Find all lines in the listing that include the word "React", then copy them.

───── SUPPLIED DATA

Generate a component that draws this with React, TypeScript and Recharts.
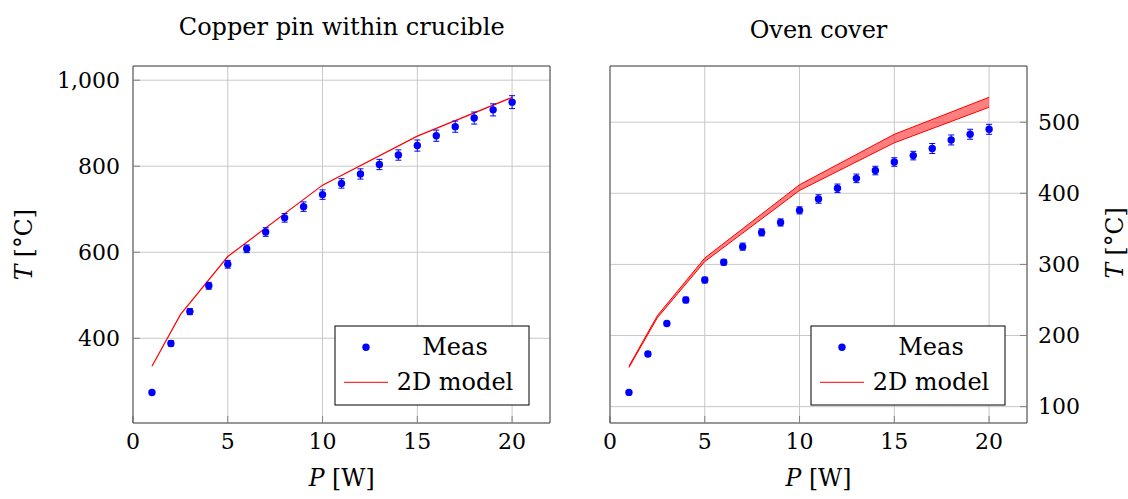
import React from "react";
import {
  ComposedChart,
  XAxis,
  YAxis,
  CartesianGrid,
  Scatter,
  ErrorBar,
  Line,
  Area,
} from "recharts";

// heating power [W] of the measurements
const POWER = [1, 2, 3, 4, 5, 6, 7, 8, 9, 10, 11, 12, 13, 14, 15, 16, 17, 18, 19, 20];

// copper pin within crucible
const COPPER_MEAS = [274, 388, 462, 522, 572, 608, 647, 680, 706, 734, 760, 782, 804, 826, 848, 871, 892, 912, 931, 949];
const COPPER_ERR = [4, 6, 7, 8, 9, 9, 10, 10, 11, 11, 11, 12, 12, 12, 13, 13, 13, 14, 14, 15];
const COPPER_MODEL_P = [1, 2.5, 5, 10, 15, 20];
const COPPER_MODEL = [335, 455, 590, 756, 870, 960];

// oven cover
const OVEN_MEAS = [120, 174, 217, 250, 278, 303, 325, 345, 359, 376, 392, 407, 421, 432, 444, 453, 463, 475, 483, 490];
const OVEN_ERR = [2, 3, 3, 4, 4, 4, 5, 5, 5, 5, 6, 6, 6, 6, 6, 6, 7, 7, 7, 7];
const OVEN_MODEL_P = [1, 2.5, 5, 10, 15, 20];
const OVEN_MODEL_LOW = [155, 225, 304, 404, 471, 521];
const OVEN_MODEL_HIGH = [157, 228, 309, 412, 483, 535];

const P_TICKS = [0, 5, 10, 15, 20];
const COPPER_T_TICKS = [400, 600, 800, 1000];
const OVEN_T_TICKS = [100, 200, 300, 400, 500];

const FONT = "DejaVu Serif";
const FRAME = "#4d4d4d";
const TICK = "#808080";
const GRID = "#c8c8c8";
const BLUE = "#0000ff";
const RED = "#ff0000";

const copperMeas = POWER.map((p, i) => ({ p, t: COPPER_MEAS[i], err: COPPER_ERR[i] }));
const copperModel = COPPER_MODEL_P.map((p, i) => ({ p, t: COPPER_MODEL[i] }));
const ovenMeas = POWER.map((p, i) => ({ p, t: OVEN_MEAS[i], err: OVEN_ERR[i] }));
const ovenBand = OVEN_MODEL_P.map((p, i) => ({ p, band: [OVEN_MODEL_LOW[i], OVEN_MODEL_HIGH[i]] }));

const dot = (props: any) => <circle cx={props.cx} cy={props.cy} r={3.7} fill={BLUE} />;

const tickFont = { fill: "#000", fontSize: 22, fontFamily: FONT };

function xAxes() {
  return [
    <XAxis
      key="b"
      xAxisId="b"
      dataKey="p"
      type="number"
      domain={[0, 22]}
      allowDataOverflow
      ticks={P_TICKS}
      interval={0}
      height={76}
      tickSize={-7}
      tickMargin={17}
      axisLine={{ stroke: FRAME }}
      tickLine={{ stroke: TICK }}
      tick={tickFont}
    />,
    <XAxis
      key="t"
      xAxisId="t"
      orientation="top"
      dataKey="p"
      type="number"
      domain={[0, 22]}
      allowDataOverflow
      ticks={P_TICKS}
      interval={0}
      height={1}
      tickSize={-7}
      axisLine={{ stroke: FRAME }}
      tickLine={{ stroke: TICK }}
      tick={false}
    />,
  ];
}

function CopperPanel() {
  const dom: [number, number] = [203, 1033];
  return (
    <ComposedChart width={560} height={499} margin={{ top: 65, right: 0, bottom: 0, left: 0 }}>
      <CartesianGrid xAxisId="b" yAxisId="l" stroke={GRID} />
      {xAxes()}
      <YAxis
        yAxisId="l"
        type="number"
        domain={dom}
        allowDataOverflow
        ticks={COPPER_T_TICKS}
        interval={0}
        width={133}
        tickSize={-7}
        tickMargin={20}
        axisLine={{ stroke: FRAME }}
        tickLine={{ stroke: TICK }}
        tick={tickFont}
        tickFormatter={(v: number) => v.toLocaleString("en-US")}
      />
      <YAxis
        yAxisId="r"
        orientation="right"
        type="number"
        domain={dom}
        allowDataOverflow
        ticks={COPPER_T_TICKS}
        interval={0}
        width={10}
        tickSize={-7}
        axisLine={{ stroke: FRAME }}
        tickLine={{ stroke: TICK }}
        tick={false}
      />
      <Line
        xAxisId="b"
        yAxisId="l"
        data={copperModel}
        dataKey="t"
        type="linear"
        stroke={RED}
        strokeWidth={1.2}
        dot={false}
        isAnimationActive={false}
      />
      <Scatter xAxisId="b" yAxisId="l" data={copperMeas} dataKey="t" shape={dot} isAnimationActive={false}>
        <ErrorBar dataKey="err" direction="y" width={3} stroke={BLUE} strokeWidth={1} isAnimationActive={false} />
      </Scatter>
    </ComposedChart>
  );
}

function OvenPanel() {
  const dom: [number, number] = [77, 579];
  return (
    <ComposedChart width={568} height={499} margin={{ top: 65, right: 0, bottom: 0, left: 0 }}>
      <CartesianGrid xAxisId="b" yAxisId="r" stroke={GRID} />
      {xAxes()}
      <YAxis
        yAxisId="l"
        type="number"
        domain={dom}
        allowDataOverflow
        ticks={OVEN_T_TICKS}
        interval={0}
        width={50}
        tickSize={-7}
        axisLine={{ stroke: FRAME }}
        tickLine={{ stroke: TICK }}
        tick={false}
      />
      <YAxis
        yAxisId="r"
        orientation="right"
        type="number"
        domain={dom}
        allowDataOverflow
        ticks={OVEN_T_TICKS}
        interval={0}
        width={101}
        tickSize={-7}
        tickMargin={18}
        axisLine={{ stroke: FRAME }}
        tickLine={{ stroke: TICK }}
        tick={tickFont}
      />
      <Area
        xAxisId="b"
        yAxisId="r"
        data={ovenBand}
        dataKey="band"
        type="linear"
        stroke={RED}
        strokeWidth={1}
        fill={RED}
        fillOpacity={0.5}
        dot={false}
        activeDot={false}
        isAnimationActive={false}
      />
      <Scatter xAxisId="b" yAxisId="r" data={ovenMeas} dataKey="t" shape={dot} isAnimationActive={false}>
        <ErrorBar dataKey="err" direction="y" width={3} stroke={BLUE} strokeWidth={1} isAnimationActive={false} />
      </Scatter>
    </ComposedChart>
  );
}

function LegendBox({ x }: { x: number }) {
  return (
    <g>
      <rect x={x} y={326} width={194} height={79} fill="#fff" stroke="#000" strokeWidth={1} />
      <circle cx={x + 31} cy={347.3} r={3.7} fill={BLUE} />
      <text x={x + 120} y={355} textAnchor="middle" fontSize={24}>
        Meas
      </text>
      <line x1={x + 9} x2={x + 53} y1={382.3} y2={382.3} stroke={RED} strokeWidth={1} />
      <text x={x + 120} y={390} textAnchor="middle" fontSize={24}>
        2D model
      </text>
    </g>
  );
}

export default function App() {
  return (
    <div style={{ position: "absolute", left: 0, top: 0, width: 1128, height: 499, background: "#fff", fontFamily: FONT }}>
      <div style={{ position: "absolute", left: 0, top: 0 }}>
        <CopperPanel />
      </div>
      <div style={{ position: "absolute", left: 560, top: 0 }}>
        <OvenPanel />
      </div>
      <svg
        width={1128}
        height={499}
        style={{ position: "absolute", left: 0, top: 0, pointerEvents: "none" }}
        fontFamily={FONT}
        fill="#000"
      >
        <text x={341.7} y={35} textAnchor="middle" fontSize={24}>
          Copper pin within crucible
        </text>
        <text x={818.5} y={38} textAnchor="middle" fontSize={24}>
          Oven cover
        </text>
        <text x={341.7} y={486} textAnchor="middle" fontSize={23.5}>
          <tspan fontStyle="italic">P</tspan> [W]
        </text>
        <text x={818.5} y={486} textAnchor="middle" fontSize={23.5}>
          <tspan fontStyle="italic">P</tspan> [W]
        </text>
        <text transform="translate(32,244.7) rotate(-90)" textAnchor="middle" fontSize={23.5}>
          <tspan fontStyle="italic">T</tspan> [°C]
        </text>
        <text transform="translate(1123,243) rotate(-90)" textAnchor="middle" fontSize={23.5}>
          <tspan fontStyle="italic">T</tspan> [°C]
        </text>
        <LegendBox x={335} />
        <LegendBox x={811} />
      </svg>
    </div>
  );
}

──────────

EXERCISE RESULT
Generate a component that draws this with React, TypeScript and Recharts.
import React from "react";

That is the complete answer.